What the researchers wanted to understand was how the spiders could tell what was moving behind them when they have no ears.

It isn't a question of peripheral vision. In a 2016 study, the same team blindfolded the spiders and sent them out to hunt, Science explained. This prevented the spiders from making their forward strikes, but they were still able to catch prey using the backwards strike. The researchers thought the spiders were "hearing" their prey with the sensors on the tips of their legs. All spiders have these sensors, but scientists had previously thought they were only able to detect vibrations through surfaces, not sounds in the air.

To test how well the ogre-faced spiders could actually hear, the researchers conducted a two-part experiment.

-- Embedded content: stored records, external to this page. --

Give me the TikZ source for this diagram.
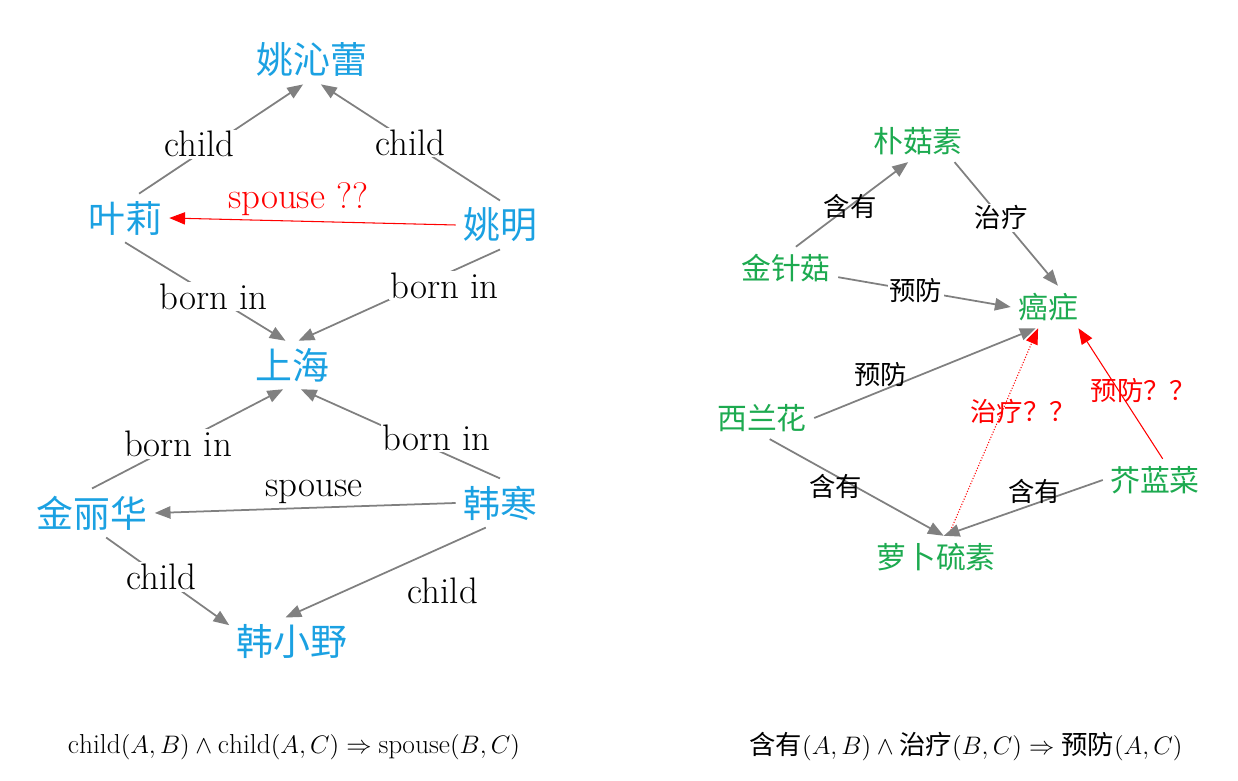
\documentclass[tikz,border=0pt]{standalone}
\usepackage{fontspec}
\usepackage{amsmath}
\newfontfamily\cjk{Noto Sans CJK SC}
\usetikzlibrary{positioning,arrows.meta}

\definecolor{personblue}{RGB}{27,161,226}
\definecolor{itemgreen}{RGB}{29,170,80}
\definecolor{edgegray}{RGB}{128,128,128}

\tikzset{
  person/.style={text=personblue, font=\cjk\fontsize{21}{24}\selectfont, inner sep=4pt},
  item/.style={text=itemgreen, font=\cjk\fontsize{17}{20}\selectfont, inner sep=4pt},
  rel/.style={draw=edgegray, line width=1pt, -{Triangle[length=9pt,width=7pt]}},
  guess/.style={rel, draw=red, line width=0.6pt},
  lab/.style={fill=white, text=black, inner sep=1pt, font=\fontsize{21}{24}\selectfont},
  cnlab/.style={fill=white, text=black, inner sep=1pt, font=\cjk\fontsize{15}{17}\selectfont},
}

\begin{document}
\begin{tikzpicture}[on grid]
\useasboundingbox (0,0) rectangle (24.76,-15.62);
% family graph
\node [person] (yql) at (6.24,-1.2) {姚沁蕾};
\node [person, below left=3.16cm and 3.74cm of yql] (yl) {叶莉};
\node [person, below right=3.3cm and 3.76cm of yql] (ym) {姚明};
\node [person, below left=6.1cm and 0.4cm of yql] (sh) {上海};
\node [person, below left=2.96cm and 4cm of sh] (jlh) {金丽华};
\node [person, below right=2.76cm and 4.16cm of sh] (hh) {韩寒};
\node [person, below=5.54cm of sh] (hxy) {韩小野};

\draw [rel] (yl.60) -- node [lab, pos=0.42, xshift=-5pt, yshift=2pt] {child} (yql.250);
\draw [rel] (ym.north) -- node [lab, pos=0.5] {child} (yql.290);
\draw [guess] (ym.west) -- node [lab, pos=0.55, above=2pt, fill=none, text=red] {spouse ??} (yl.east);
\draw [rel] (yl.south) -- node [lab, pos=0.55] {born in} (sh.105);
\draw [rel] (ym.south) -- node [lab, pos=0.3, xshift=3pt, yshift=-5pt] {born in} (sh.75);
\draw [rel] (jlh.north) -- node [lab, pos=0.45] {born in} (sh.250);
\draw [rel] (hh.north) -- node [lab, pos=0.3, xshift=-2pt, yshift=8pt] {born in} (sh.290);
\draw [rel] (hh.west) -- node [lab, pos=0.47, above=1pt, fill=none] {spouse} (jlh.east);
\draw [rel] (jlh.300) -- node [lab, pos=0.45] {child} (hxy.165);
\draw [rel] (hh.240) -- node [lab, pos=0.25, below=0.5cm, xshift=4pt, fill=none] {child} (hxy.105);

% food graph
\node [item] (pgs) at (18.36,-2.82) {朴菇素};
\node [item, below left=2.54cm and 2.64cm of pgs] (jzg) {金针菇};
\node [item, below right=3.32cm and 2.6cm of pgs] (az) {癌症};
\node [item, below left=2.22cm and 5.72cm of az] (xlh) {西兰花};
\node [item, below right=3.46cm and 2.14cm of az] (jlc) {芥蓝菜};
\node [item, below left=5cm and 2.24cm of az] (lbls) {萝卜硫素};

\draw [rel] (jzg.65) -- node [cnlab, pos=0.42, xshift=4pt, yshift=3pt, fill=none] {含有} (pgs.245);
\draw [rel] (pgs.330) -- node [cnlab, pos=0.45] {治疗} (az.65);
\draw [rel] (jzg.350) -- node [cnlab, pos=0.45] {预防} (az.west);
\draw [rel] (xlh.east) -- node [cnlab, pos=0.3, above=1pt, fill=none] {预防} (az.240);
\draw [guess, densely dotted] (lbls.60) -- node [cnlab, pos=0.6, xshift=12pt, fill=none, text=red] {治疗？？} (az.245);
\draw [guess] (jlc.70) -- node [cnlab, pos=0.5, xshift=13pt, yshift=2pt, fill=none, text=red] {预防？？} (az.325);
\draw [rel] (xlh.290) -- node [cnlab, pos=0.38, yshift=-6pt, fill=none] {含有} (lbls.70);
\draw [rel] (jlc.west) -- node [cnlab, pos=0.43, yshift=7pt, fill=none] {含有} (lbls.70);

% rules
\node [font=\fontsize{15.6}{18}\selectfont] (rule1) at (5.88,-14.94)
  {$\mathrm{child}(A,B)\wedge\mathrm{child}(A,C)\Rightarrow\mathrm{spouse}(B,C)$};
\node [font=\fontsize{15}{18}\selectfont] (rule2) at (19.32,-14.94)
  {$\text{\cjk 含有}(A,B)\wedge\text{\cjk 治疗}(B,C)\Rightarrow\text{\cjk 预防}(A,C)$};
\end{tikzpicture}
\end{document}
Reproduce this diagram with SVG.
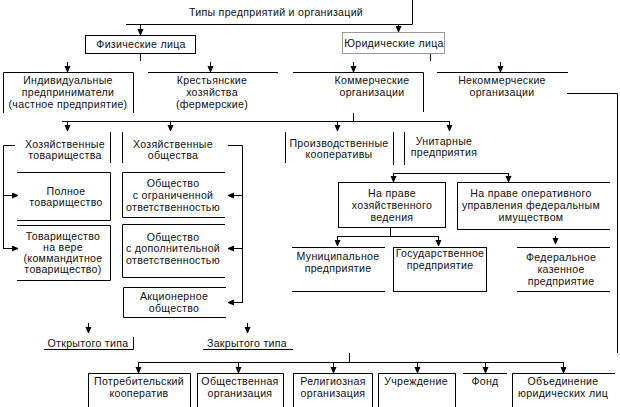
<svg xmlns="http://www.w3.org/2000/svg" width="620" height="407" viewBox="0 0 620 407">
<defs>
<marker id="ar" markerWidth="6" markerHeight="8" refX="6" refY="3" orient="auto" markerUnits="userSpaceOnUse">
<path d="M0,0 L7,3 L0,6 z" fill="#000"/>
</marker>
<style>
.ln{fill:none;stroke:#000;stroke-width:1}
.gr{fill:none;stroke:#999;stroke-width:1}
.ar{fill:none;stroke:#000;stroke-width:1;marker-end:url(#ar)}
text{font-family:"Liberation Sans",Arial,sans-serif;font-size:10.6px;letter-spacing:0.3px;fill:#111;text-anchor:middle}
</style>
</defs>
<rect width="620" height="407" fill="#fff"/>

<g id="connectors">
<polyline class="ln" points="126,24.5 412.5,24.5 412.5,0"/>
<line class="ar" x1="140.5" y1="24" x2="140.5" y2="35"/>
<line class="ar" x1="398.5" y1="24" x2="398.5" y2="32"/>
<line class="ln" x1="140.5" y1="53" x2="140.5" y2="61"/>
<line class="ln" x1="430.5" y1="53" x2="430.5" y2="61"/>
<line class="ar" x1="67.5" y1="62" x2="67.5" y2="72"/>
<line class="ar" x1="210.5" y1="62" x2="210.5" y2="72"/>
<line class="ar" x1="353.5" y1="62" x2="353.5" y2="72"/>
<line class="ar" x1="500.5" y1="62" x2="500.5" y2="72"/>
<polyline class="ln" points="567,93.5 617.5,93.5 617.5,353"/>
<line class="ln" x1="353.5" y1="113" x2="353.5" y2="121"/>
<line class="ln" x1="62" y1="121.5" x2="449.5" y2="121.5"/>
<line class="ar" x1="67.5" y1="121" x2="67.5" y2="131"/>
<line class="ar" x1="170.5" y1="121" x2="170.5" y2="131"/>
<line class="ar" x1="337.5" y1="121" x2="337.5" y2="131"/>
<line class="ar" x1="449.5" y1="121" x2="449.5" y2="131"/>
<polyline class="ln" points="15,145.5 3.5,145.5 3.5,248"/>
<line class="ar" x1="3" y1="195.5" x2="18" y2="195.5"/>
<line class="ar" x1="3" y1="248.5" x2="18" y2="248.5"/>
<polyline class="ln" points="228,145.5 242.5,145.5 242.5,302"/>
<line class="ar" x1="243" y1="195.5" x2="228" y2="195.5"/>
<line class="ar" x1="243" y1="248.5" x2="228" y2="248.5"/>
<line class="ar" x1="243" y1="302.5" x2="228" y2="302.5"/>
<line class="ar" x1="88.5" y1="323" x2="88.5" y2="333"/>
<line class="ar" x1="247.5" y1="323" x2="247.5" y2="333"/>
<line class="ln" x1="393" y1="173.5" x2="508.5" y2="173.5"/>
<line class="ar" x1="393.5" y1="173" x2="393.5" y2="182"/>
<line class="ar" x1="508.5" y1="173" x2="508.5" y2="182"/>
<line class="ln" x1="390.5" y1="227" x2="390.5" y2="236"/>
<line class="ln" x1="337" y1="236.5" x2="438.5" y2="236.5"/>
<line class="ar" x1="337.5" y1="236" x2="337.5" y2="246"/>
<line class="ar" x1="438.5" y1="236" x2="438.5" y2="246"/>
<line class="ar" x1="555.5" y1="236" x2="555.5" y2="244"/>
<line class="ln" x1="349.5" y1="353" x2="349.5" y2="362"/>
<line class="ln" x1="138" y1="362.5" x2="563.5" y2="362.5"/>
<line class="ar" x1="138.5" y1="362" x2="138.5" y2="373"/>
<line class="ar" x1="238.5" y1="362" x2="238.5" y2="373"/>
<line class="ar" x1="333.5" y1="362" x2="333.5" y2="373"/>
<line class="ar" x1="417.5" y1="362" x2="417.5" y2="373"/>
<line class="ar" x1="485.5" y1="362" x2="485.5" y2="373"/>
<line class="ar" x1="563.5" y1="362" x2="563.5" y2="373"/>
</g>

<g id="title"><text x="276" y="16">Типы предприятий и организаций</text></g>

<g id="fiz"><rect class="ln" x="85.5" y="35.5" width="110" height="18"/><text x="141" y="48">Физические лица</text></g>
<g id="yur"><rect class="gr" x="342.5" y="32.5" width="102" height="21"/><text x="394" y="47">Юридические лица</text></g>

<g id="ind"><polyline class="ln" points="3.5,113 3.5,72.5 133.5,72.5 133.5,113"/>
<text x="68" y="84">Индивидуальные</text><text x="68" y="96">предприниматели</text><text x="68" y="108">(частное предприятие)</text></g>
<g id="kfh"><line class="ln" x1="148" y1="72.5" x2="278" y2="72.5"/>
<text x="212" y="84">Крестьянские</text><text x="212" y="96">хозяйства</text><text x="212" y="108">(фермерские)</text></g>
<g id="kom"><polyline class="ln" points="293,72.5 423.5,72.5 423.5,112"/>
<text x="372" y="84">Коммерческие</text><text x="372" y="96">организации</text></g>
<g id="nekom"><line class="ln" x1="437" y1="72.5" x2="568" y2="72.5"/>
<text x="502" y="84">Некоммерческие</text><text x="502" y="96">организации</text></g>

<g id="htov"><line class="ln" x1="110.5" y1="132" x2="110.5" y2="163"/>
<text x="65" y="148">Хозяйственные</text><text x="65" y="159">товарищества</text></g>
<g id="hob"><line class="ln" x1="122.5" y1="132" x2="122.5" y2="163"/>
<text x="173" y="148">Хозяйственные</text><text x="173" y="159">общества</text></g>

<g id="poln"><polyline class="ln" points="17,172.5 110.5,172.5 110.5,220.5 17,220.5"/>
<text x="66" y="195">Полное</text><text x="66" y="206">товарищество</text></g>
<g id="vera"><polyline class="ln" points="17,225.5 110.5,225.5 110.5,280.5 17,280.5"/>
<text x="63" y="240">Товарищество</text><text x="63" y="251">на вере</text><text x="63" y="262">(коммандитное</text><text x="63" y="273">товарищество)</text></g>

<g id="ooo"><polyline class="ln" points="225,172.5 122.5,172.5 122.5,217.5 225,217.5"/>
<text x="173" y="187">Общество</text><text x="173" y="199">с ограниченной</text><text x="173" y="211">ответственностью</text></g>
<g id="odo"><polyline class="ln" points="225,224.5 122.5,224.5 122.5,277.5 225,277.5"/>
<text x="173" y="241">Общество</text><text x="173" y="252">с дополнительной</text><text x="173" y="264">ответственностью</text></g>
<g id="ao"><polyline class="ln" points="226,287.5 123.5,287.5 123.5,317.5 226,317.5"/>
<text x="174" y="300">Акционерное</text><text x="174" y="312">общество</text></g>

<g id="otkr"><polyline class="ln" points="44,349.5 133.5,349.5 133.5,337"/><text x="88" y="347">Открытого типа</text></g>
<g id="zakr"><line class="ln" x1="203" y1="349.5" x2="293" y2="349.5"/><text x="247" y="347">Закрытого типа</text></g>

<g id="pk"><line class="ln" x1="285.5" y1="132" x2="285.5" y2="163"/><line class="ln" x1="393.5" y1="132" x2="393.5" y2="165"/>
<text x="339" y="147">Производственные</text><text x="339" y="158">кооперативы</text></g>
<g id="unit"><line class="ln" x1="404.5" y1="132" x2="404.5" y2="165"/>
<text x="444" y="145">Унитарные</text><text x="444" y="156">предприятия</text></g>

<g id="hozved"><rect class="ln" x="338.5" y="182.5" width="107" height="45"/>
<text x="392" y="197">На праве</text><text x="392" y="209">хозяйственного</text><text x="392" y="221">ведения</text></g>
<g id="operupr"><polyline class="ln" points="610,182.5 457.5,182.5 457.5,229.5 610,229.5"/>
<text x="531" y="197">На праве оперативного</text><text x="531" y="209">управления федеральным</text><text x="531" y="221">имуществом</text></g>

<g id="mun"><line class="ln" x1="292" y1="247.5" x2="385" y2="247.5"/><line class="ln" x1="292" y1="291.5" x2="385" y2="291.5"/>
<text x="338" y="260">Муниципальное</text><text x="338" y="272">предприятие</text></g>
<g id="gos"><rect class="ln" x="393.5" y="247.5" width="93" height="44"/>
<text x="440" y="257">Государственное</text><text x="440" y="269">предприятие</text></g>
<g id="fkp"><line class="ln" x1="517" y1="247.5" x2="610" y2="247.5"/><line class="ln" x1="517" y1="291.5" x2="610" y2="291.5"/>
<text x="561" y="261">Федеральное</text><text x="561" y="273">казенное</text><text x="561" y="285">предприятие</text></g>

<g id="potr"><polyline class="ln" points="88.5,410 88.5,373.5 190.5,373.5 190.5,410"/>
<text x="139" y="385">Потребительский</text><text x="139" y="397">кооператив</text></g>
<g id="obsh"><polyline class="ln" points="197.5,410 197.5,373.5 283.5,373.5 283.5,410"/>
<text x="240" y="385">Общественная</text><text x="240" y="397">организация</text></g>
<g id="rel"><polyline class="ln" points="293.5,410 293.5,373.5 372.5,373.5 372.5,410"/>
<text x="333" y="385">Религиозная</text><text x="333" y="397">организация</text></g>
<g id="uchr"><polyline class="ln" points="378.5,410 378.5,373.5 455.5,373.5 455.5,410"/>
<text x="416" y="385">Учреждение</text></g>
<g id="fond"><line class="ln" x1="463" y1="373.5" x2="507" y2="373.5"/><text x="485" y="385">Фонд</text></g>
<g id="obed"><polyline class="ln" points="512.5,410 512.5,373.5 615,373.5"/>
<text x="563" y="385">Объединение</text><text x="563" y="397">юридических лиц</text></g>
</svg>
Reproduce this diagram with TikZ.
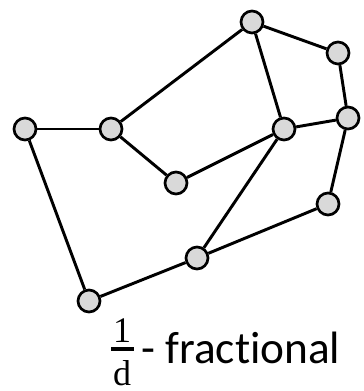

First, they inserted electrodes into removed spider legs and into the brains of intact spiders. They put the spiders and the legs into a vibration-proof booth and played sounds from two meters (approximately 6.5 feet) away. The spiders and the legs responded to sounds from 100 hertz to 10,000 hertz.

Next, they played the five sounds that had triggered the biggest response to 25 spiders in the wild and 51 spiders in the lab. More than half the spiders did the "backward strike" move when they heard sounds that have a lower frequency similar to insect wing beats. When the higher frequency sounds were played, the spiders did not move. This suggests the higher frequencies may mimic the sounds of predators like birds.

University of Cincinnati spider behavioral ecologist George Uetz told Science that the results were a "surprise" that indicated science has much to learn about spiders as a whole. Because all spiders have these receptors on their legs, it is possible that all spiders can hear. This theory was first put forward by Walcott 60 years ago, but was dismissed at the time, according to the Cornell Chronicle. But studies of other spiders have turned up further evidence since. A 2016 study found that a kind of jumping spider can pick up sonic vibrations in the air.

"We don't know diddly about spiders," Uetz told Science. "They are much more complex than people ever thought they were."

Learning more provides scientists with an opportunity to study their sensory abilities in order to improve technology like bio-sensors, directional microphones and visual processing algorithms, Stafstrom told CNN.

Hoy agreed.

"The point is any understudied, underappreciated group has fascinating lives, even a yucky spider, and we can learn something from it," he told CNN.